By the way, we do have Martincamp in the Chesapeake.
 
Taft Kiser
[log in to unmask]
 
 
 
From: LeicPC <[log in to unmask]>
 
I think you will find there is a scattering of these costrels across
NW Europe and not just England (and Wales). I am pretty sure I
remember seeing one in Bruges Museum last year and Iceland rings a
bell (but my memory for pots is not the best). Unless John Hurst has
a list-  it will be hard work compiling a list especially as so much
material from the major European ports is unpublished.
 
They are not very common (even in SW England with its strong Iberian
trade connections), Certainly, they are rare compared to Martincamp
flasks from Normandy which were imported into England as empty vessels
from Rouen and Dieppe. The biggest group of starred costrels I know is
41 sherds from Castle St, the communal town dump of Plymouth. You
should have a look at John Allan's piece (pp14-23) on Spanish imports
at Plymouth in the Waterfront site. He notes the large amount of C17
Spanish wares at plymouth compared to other SW English ports and
suggests the triangular trade between the Newfoundland fisheries,
Plymouth and western Iberia where the fish was bartered may have been
significant. Presumably the Plymouth link is the key to their
Virginian concentration.

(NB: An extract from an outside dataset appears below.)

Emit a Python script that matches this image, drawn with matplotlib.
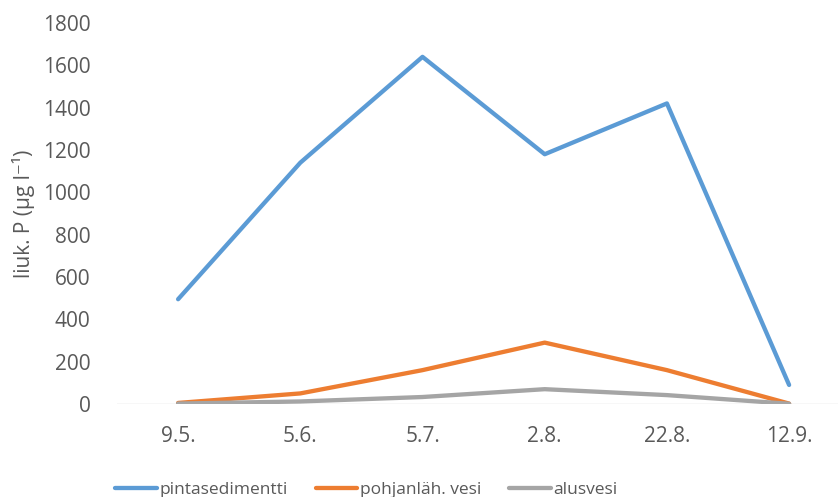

Colonists were presumably taking these
vessels with them from Plymouth or they were being shipped out from
there to the colonists in supply or trade vessels.
 
Refs
C. Gaskell Brown (ed), Plymouth Excavations, Castle Street: the
Pottery, Plymouth 1979
C. Gaskell Brown (ed), Plymouth Excavations, The Medieval Waterfront
and Woolster Street: the Pottery, Plymouth 1986.
W.B. Stephens, 'The West-Country ports and the struggle for the
Newfoundland fisheries in the early 17th century', Report of the
Transactions of the Devon Association 88 (1956), 90-101.